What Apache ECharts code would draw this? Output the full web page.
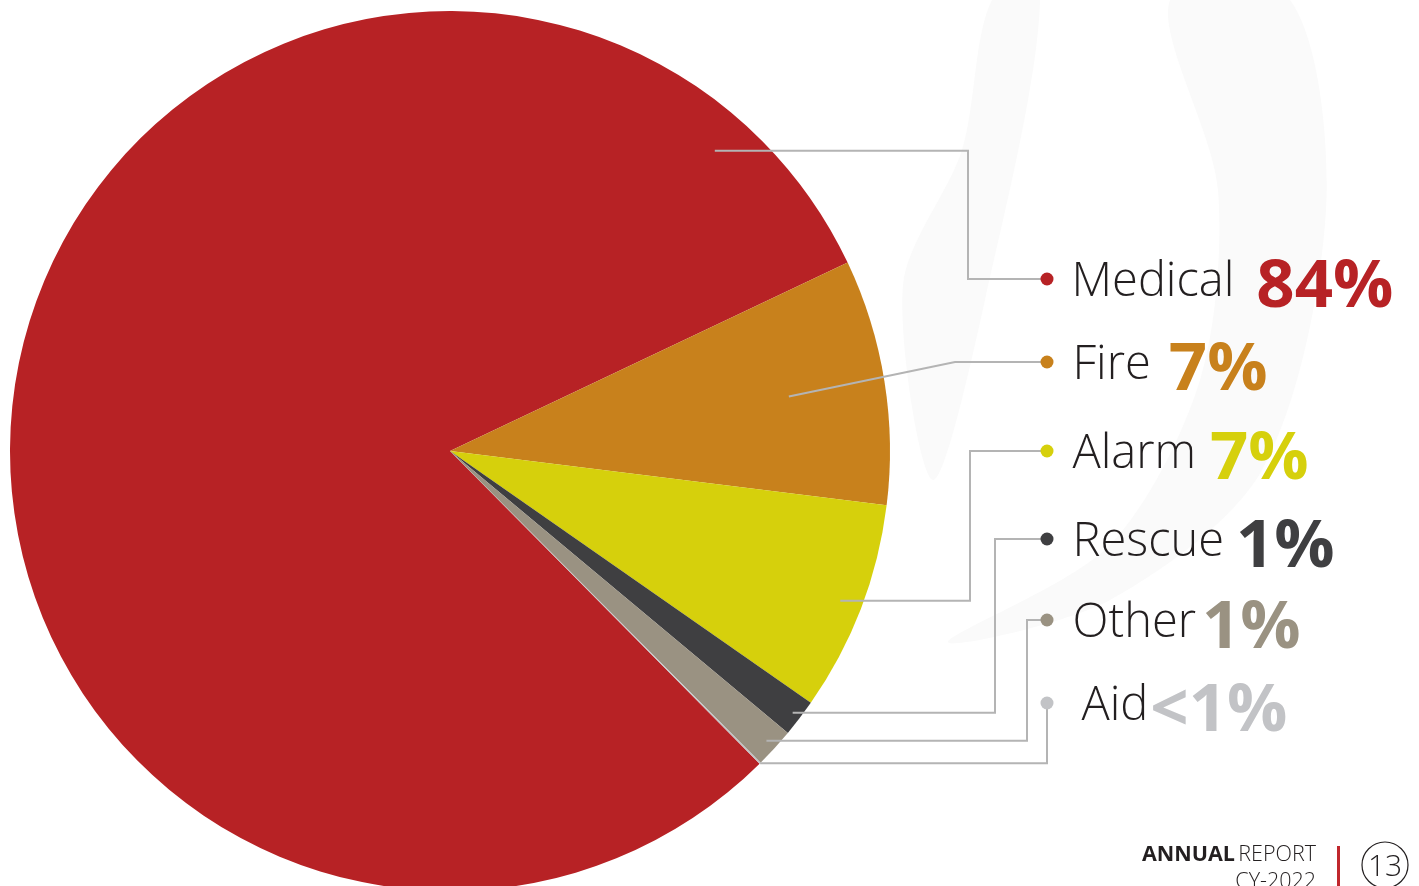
<!DOCTYPE html>
<html>
<head>
<meta charset="utf-8">
<script src="https://cdn.jsdelivr.net/npm/echarts@6/dist/echarts.min.js"></script>
<style>
html,body{margin:0;padding:0;background:#ffffff;}
#main{width:1419px;height:886px;}
</style>
</head>
<body>
<div id="main"></div>
<script>
// ---- data ----
const categories = ['Medical', 'Fire', 'Alarm', 'Rescue', 'Other', 'Aid'];
const shares = [80.38, 9.01, 7.73, 1.37, 1.46, 0.05];
const shareLabels = ['84%', '7%', '7%', '1%', '1%', '<1%'];

// ---- styles / layout ----
const sliceColors = ['#b72225', '#c8811c', '#d6d00c', '#3f3f41', '#9a9282', '#c2c3c6'];
const CX = 450, CY = 451, R = 440;
const DOT_X = 1047;
const labelRowY = [279, 362, 451, 539, 620, 703];
const elbowX = [968, 955, 970, 995, 1027, 1047];
const anchorFrac = [0.91, 0.78, 0.95, 0.98, 0.975, 1.0];
const anchorAngleOverride = [48.6, null, null, null, null, null];
const lineKind = ['step', 'slant', 'step', 'step', 'step', 'step'];
const nameGap = [19, 20, 20, 20, 20, 29];
const pctGap = [22, 18, 14, 12, 6, 2];

const FONT = '"Open Sans", "Noto Sans", sans-serif';

const rich = {};
categories.forEach((c, i) => {
  rich['dot' + i] = { width: 11, height: 11, borderRadius: 5.5, backgroundColor: sliceColors[i], padding: 0 };
  rich['n' + i] = { fontFamily: FONT, fontWeight: 300, fontSize: 47, color: '#231f20', padding: [8, 0, 0, nameGap[i]] };
  rich['p' + i] = { fontFamily: FONT, fontWeight: 700, fontSize: 67, color: sliceColors[i], padding: [18, 0, 0, pctGap[i]] };
});

const sliceData = categories.map((c, i) => ({
  name: c, value: shares[i], itemStyle: { color: sliceColors[i] }
}));
const labelData = categories.map((c, i) => ({
  name: c, value: shares[i]
}));

const chart = echarts.init(document.getElementById('main'), null, { renderer: 'canvas' });

const pieBase = {
  type: 'pie',
  center: [CX, CY],
  radius: R,
  startAngle: 314.72,
  clockwise: true,
  avoidLabelOverlap: false,
  silent: true,
  emphasis: { disabled: true }
};

const dotMarks = categories.map((c, i) => ({
  type: 'circle', silent: true, z: 20,
  shape: { cx: DOT_X, cy: labelRowY[i], r: 6.5 },
  style: { fill: sliceColors[i] }
}));

chart.setOption({
  animation: false,
  backgroundColor: '#ffffff',
  graphic: [
    {
      type: 'polygon', z: -10, silent: true,
      shape: { points: [[992, 0], [962, 150], [903, 285], [933, 480], [985, 300], [1040, 0]], smooth: 0.3 },
      style: { fill: '#fafafa' }
    },
    {
      type: 'polygon', z: -10, silent: true,
      shape: { points: [[1290, 0], [1326, 210], [1262, 470], [1110, 600], [948, 642], [1110, 545], [1200, 380], [1218, 190], [1170, 0]], smooth: 0.3 },
      style: { fill: '#fafafa' }
    },
    {
      type: 'text', silent: true,
      style: {
        x: 1316, y: 855, align: 'right', verticalAlign: 'middle',
        text: '{b|ANNUAL} {l|REPORT}',
        rich: {
          b: { fontFamily: FONT, fontWeight: 700, fontSize: 21.5, fill: '#231f20' },
          l: { fontFamily: FONT, fontWeight: 300, fontSize: 21.5, fill: '#231f20' }
        }
      }
    },
    {
      type: 'text', silent: true,
      style: { x: 1316, y: 882, align: 'right', verticalAlign: 'middle', text: 'CY-2022',
        fontFamily: FONT, fontWeight: 300, fontSize: 21.5, fill: '#231f20' }
    },
    { type: 'rect', silent: true, shape: { x: 1337, y: 846, width: 3, height: 40 }, style: { fill: '#c0272d' } },
    { type: 'circle', silent: true, shape: { cx: 1385, cy: 865, r: 23 }, style: { fill: 'none', stroke: '#231f20', lineWidth: 1.2 } },
    {
      type: 'text', silent: true,
      style: { x: 1385, y: 867, align: 'center', verticalAlign: 'middle', text: '13',
        fontFamily: FONT, fontWeight: 300, fontSize: 30, fill: '#231f20' }
    }
  ].concat(dotMarks),
  series: [
    Object.assign({}, pieBase, {
      z: 2,
      itemStyle: { borderWidth: 0 },
      label: { show: false },
      labelLine: { show: false },
      data: sliceData
    }),
    Object.assign({}, pieBase, {
      z: 5,
      itemStyle: { color: 'rgba(0,0,0,0)', borderWidth: 0 },
      label: {
        show: true,
        position: 'outside',
        formatter: p => `{dot${p.dataIndex}|}{n${p.dataIndex}|${p.name}}{p${p.dataIndex}|${shareLabels[p.dataIndex]}}`,
        rich: rich
      },
      labelLine: {
        show: true, smooth: false, length: 10, length2: 10,
        lineStyle: { color: '#b4b4b4', width: 2 }
      },
      labelLayout: function (params) {
        const i = params.dataIndex;
        const p0 = params.labelLinePoints ? params.labelLinePoints[0] : [CX + R, CY];
        let ang = Math.atan2(CY - p0[1], p0[0] - CX);
        if (anchorAngleOverride[i] != null) ang = anchorAngleOverride[i] * Math.PI / 180;
        const sx = CX + Math.cos(ang) * R * anchorFrac[i];
        const sy = CY - Math.sin(ang) * R * anchorFrac[i];
        const ly = labelRowY[i];
        let pts;
        if (lineKind[i] === 'slant') {
          pts = [[sx, sy], [elbowX[i], ly], [DOT_X, ly]];
        } else {
          pts = [[sx, sy], [elbowX[i], sy], [elbowX[i], ly], [DOT_X, ly]];
        }
        return {
          x: DOT_X - 5.5,
          y: ly,
          align: 'left',
          verticalAlign: 'middle',
          labelLinePoints: pts
        };
      },
      data: labelData
    })
  ]
});
</script>
</body>
</html>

· · · · · · ·

• **WHAT YOU ARE ASKED TO DO**
Copy nothing but the lines from the top of the data down to the line containing "const shareLabels = ['84%', '7%', '7%', '1%', '1%', '<1%'];", and leave the pictures out.

• **SOLUTION FOR THIS TASK**
What Apache ECharts code would draw this? Output the full web page.
<!DOCTYPE html>
<html>
<head>
<meta charset="utf-8">
<script src="https://cdn.jsdelivr.net/npm/echarts@6/dist/echarts.min.js"></script>
<style>
html,body{margin:0;padding:0;background:#ffffff;}
#main{width:1419px;height:886px;}
</style>
</head>
<body>
<div id="main"></div>
<script>
// ---- data ----
const categories = ['Medical', 'Fire', 'Alarm', 'Rescue', 'Other', 'Aid'];
const shares = [80.38, 9.01, 7.73, 1.37, 1.46, 0.05];
const shareLabels = ['84%', '7%', '7%', '1%', '1%', '<1%'];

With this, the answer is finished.